Si como músico es bueno, como conversador es insuperable. Mientras encadena un cigarrillo tras otro, un ron con piña tras otro, las gafas siempre en la punta de la nariz, despliega un francés preciso y afilado –alternado con un buen inglés en función de quién sea su interlocutor– que modula como si fuese un instrumento. Uno sabe que cuando su voz baja a los tonos graves está preparando una de sus frecuentes explosiones de indignación frente al mundo: Au secours! C'est le bordel, ça! Durante cuatro noches seguidas he disfrutado mucho hablando de música con él, comentando los discos y los vídeos que iba poniendo en el estupendo equipo del bar.
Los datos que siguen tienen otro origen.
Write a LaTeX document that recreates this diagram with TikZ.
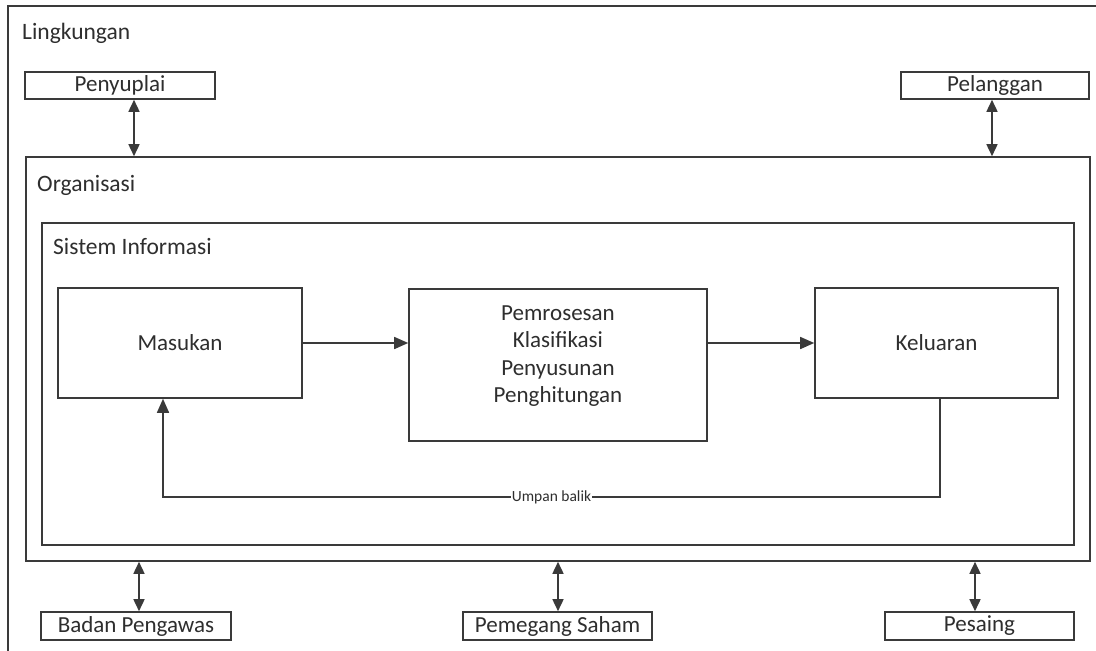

Es un adorador de Frank Zappa, del rock progresivo de Yes, Emerson Lake & Palmer o King Crimson, de Chick Corea y su Return to Forever, de Joe Zawinul y su Weather Report. Pero su capacidad para cambiar de tema no tiene límites: en un mismo fraseo verbal puede pasar de mostrar su rendida admiración por Bill Bruford a arremeter contra el descomunal complejo hotelero que están construyendo en lo alto del Bokor Park, a 40 kilómetros de Kampot, pensar en el frío que debieron de pasar los buscadores de oro del Yukon, describir el modo adecuado de freír un filete (en el Captain Chim's, el restaurante camboyano de al lado, tienen un steak à la Johan), lamentarse de la degradación que la lengua francesa sufre en manos de los esnobs que alargan la "e" al final de las palabras, quejarse de la ineptitud de la policía gala en el caso del asesino de Toulouse  o proponer la quema de todas las iglesias de todas las religiones del mundo con todos sus predicadores dentro (en este caso brindamos por ello). Johan y Anne no tienen hijos y son moderadamente felices aquí y eso puede ser más que suficiente para alguien que, sospecho, un buen día se hartó de Europa, de vivir siempre en tensión, siempre inseguro, siempre en crisis, siempre al borde de, siempre con la secreta sensación de no estar a la altura, de no tener lo necesario para complacer al monstruo. Sí, él también.